And then there's the question hanging over my head lately of what if I don't use my degree? What if I am a stay at home mom, and all this work is for essentially nothing? I know I've learned things but seriously I'm not doing all this work to not put that knowledge to use. Women, what do you think about this? Because this is decreasing my motivation drastically. I want to work, but I know that my kids will always be my priority and that may not happen. Also, I might not get an internship and even be able to USE my degree. Imma be real witchu and tell you that this scares the CRAP out of me. Anyone have a crystal ball I so I can see if this is even worth it?!
And then of course there's other stressors that throw themselves at you. Like how your apartment complex wouldn't give you any information until the last minute and now you have ONE WEEK to decide if you're going to renew your lease and you're IN THE MIDDLE OF FINALS and don't have TIME to look into new options!! Or there's things like thinking since you were 17 you had one diagnosis and now the doctor tells you there's something different and it needs urgent attention and (some PAINFUL) testing but you don't even have time to wash your hair that week! And then maybe there's something like increased church responsibilities or constant migraines begging you to stay in bed all day and stay as far away as possible from anything with the word "thioester" written in it. I feel like with all these things I have to do/try to comprehend it's like trying to get a brick to absorb a gallon of water-ain't gonna happen honey!.....and That's all the venting/complaining I have energy for right now. Whew...that was exhausting.
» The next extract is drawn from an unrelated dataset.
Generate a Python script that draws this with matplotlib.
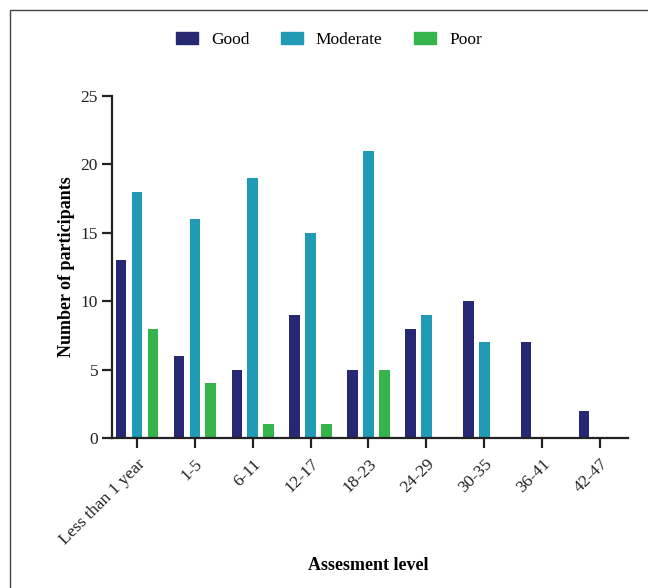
import numpy as np
import matplotlib.pyplot as plt
from matplotlib.patches import Rectangle, Patch

plt.rcParams['font.family'] = ['Liberation Serif', 'DejaVu Serif']

# Participants per assessment level and rating
categories = ['Less than 1 year', '1-5', '6-11', '12-17', '18-23',
              '24-29', '30-35', '36-41', '42-47']
good = [13, 6, 5, 9, 5, 8, 10, 7, 2]
moderate = [18, 16, 19, 15, 21, 9, 7, 0, 0]
poor = [8, 4, 1, 1, 5, 0, 0, 0, 0]

series = [('Good', good, '#262873'),
          ('Moderate', moderate, '#219bb5'),
          ('Poor', poor, '#34b44a')]

fig = plt.figure(figsize=(6.48, 5.88), dpi=100)
ax = fig.add_axes([0.1728, 0.2551, 0.7962, 0.5816])

x = np.arange(len(categories))
offset = 0.275
width = 0.18
for i, (name, vals, color) in enumerate(series):
    ax.bar(x + (i - 1) * offset, vals, width, color=color, label=name, zorder=2)

ax.set_xlim(-0.43, len(categories) - 1 + 0.48)
ax.set_ylim(0, 25)
ax.set_yticks([0, 5, 10, 15, 20, 25])
ax.set_xticks(x)
ax.set_xticklabels(categories, rotation=45, ha='right', rotation_mode='anchor')

for side in ['top', 'right']:
    ax.spines[side].set_visible(False)
for side in ['left', 'bottom']:
    ax.spines[side].set_linewidth(1.6)
    ax.spines[side].set_color('#222222')
ax.tick_params(axis='both', direction='out', length=7, width=1.6,
               color='#222222', labelsize=12.5, labelcolor='#222222', pad=3)
ax.tick_params(axis='x', pad=6)

ax.set_ylabel('Number of participants', fontsize=13, fontweight='bold', labelpad=4)
fig.text(0.568, 1 - 565 / 588, 'Assesment level', fontsize=13, fontweight='bold',
         ha='center', va='center')

handles = [Patch(color=c, label=n) for n, _, c in series]
fig.legend(handles=handles, loc='center left', ncol=3, frameon=False,
           bbox_to_anchor=(176 / 648, 1 - 40 / 588), fontsize=12.5,
           handlelength=1.27, handleheight=0.63, handletextpad=0.75,
           columnspacing=1.8, borderpad=0, borderaxespad=0)

# thin frame round the figure
fig.patches.append(Rectangle((10 / 648, -0.05), 1.2, 1 - 10 / 588 + 0.05,
                             transform=fig.transFigure, fill=False,
                             edgecolor='#444444', linewidth=1.0))

fig.savefig('out.png', dpi=100)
Today my dad called me. I don't know exactly what for because as soon as I picked up the phone I started crying and probably sounded something like eyaahhhhhhhhhh amnahaha afayineeeahahahh eyahhh primaseeeeeahahaha. So then he picked me up and we went out for some Mexican food for lunch. I casually mentioned something about wishing I was graduating this semester like I originally planned on [if you're new, this time last year I got meningitis, spent more time than anyone should have to tied to a hospital bed, and had to withdrawal from school which put me a semester behind]. Then he said, "yeah but you could have died." Wait, death. What's that? I can't think about anything that doesn't have to do with school, finals, standard deviations, or catabolic fatty oxidation. It got me thinking a little bit out of my bubble. I'm so stuck right now in the next 11 days. I forget that there are other things to life. I might not be the smartest book on the shelf (I think I just made up that expression) but at least I'm not a quitter. At least I hope not. I think I texted my mom 15 times in the last 24 hours that I'm dropping out of school...and I meant it the most I ever have...which is probably about 75%. THAT is something that's important- that I'm not going to give up. So then I tried to remind myself of the important things. Am I being honest to recieve my degree? Am I still devoting the proper time to Heavenly Father with prayer, scipture study, etc? I know this is really similar to this post, maybe that one is even better, but I felt it again, so I wrote it again. I know failure is a real, raw human emotion that we all deal with. Elder Uchtdorf's quote might sound familiar to you, "Don't judge me because I sin differently than you" I think we can adapt that to say "Don't judge me because I fail differently than you" as well. Just try to remember what's important eternally. Failure is painful no matter what, but it helps ease the pain a little. For me at least. Who is still going to be my friend if I have to repeat all my classes?! woot woot! Hope you guys are doing good. I miss you! Maybe I'll come back for real once finals are over!